By Dana Rubinstein - The Brooklyn Paper
Behemoth record label Universal Music Group must change the name of
rapper Nas’s new album, “Nigger,” or risk losing $84 million in state
investments, a Fort Greene assemblyman said this week.“[They are] profiting from a racial slur that has been
used to dehumanize people of color for centuries,” said Assemblyman
Hakeem Jeffries (D–Fort Greene), a former entertainment industry
big-wig. “It is time for Nas and other hip-hop artists to clean up
their act and stop flooding the airwaves with the N-word.”
Jeffries called on Comptroller Thomas DiNapoli to withdraw the $84
million that the state pension fund has invested in Universal and its
parent company, Vivendi. “It’s a staggering amount of money, which at
least justifies a review of the appropriateness of the content that is
flooding the public,” said Jeffries. Clinton Miller, of Brown Memorial
Baptist Church, and Jill Merritt, a founder of the Abolish the N-Word
Project, joined Jeffries in his condemnation of the word.
A recent report by state Sen. Antoine Thompson (D–Buffalo) revealed
that the New York State Pension Fund has $2.8 billion invested in 16
major entertainment companies, including Time Warner and Disney. That
number did not include the state’s investment in Vivendi.

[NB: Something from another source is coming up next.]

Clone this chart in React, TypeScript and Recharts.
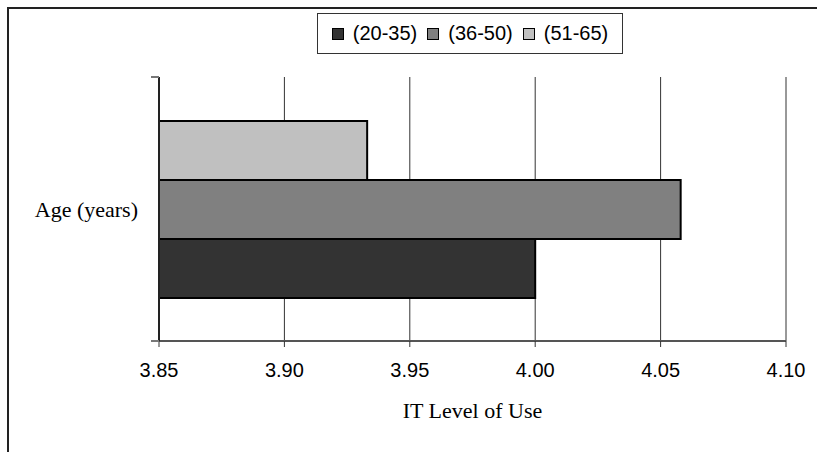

Universal did not respond to a request for comment. A spokesman for
DiNapoli, who manages the pension fund, said that the comptroller “is
concerned about this issue and is intending to contact the company and
urge them not to release the album.”The fight to quell the use of the
controversial term has been gaining ground lately. In February, the
Council passed legislation urging people not to use the repugnant
racial slur.
Jeffries, who was an assistant general counsel at CBS and a lawyer at
Viacom before he was elected last year, is intent on hitting the
industry where it hurts. “The [Council made] an important symbolic
step, but I’m more interested in the substantive approach of reviewing
the multi-billion-dollar investment that the New York State pension
fund makes in the entertainment industry.”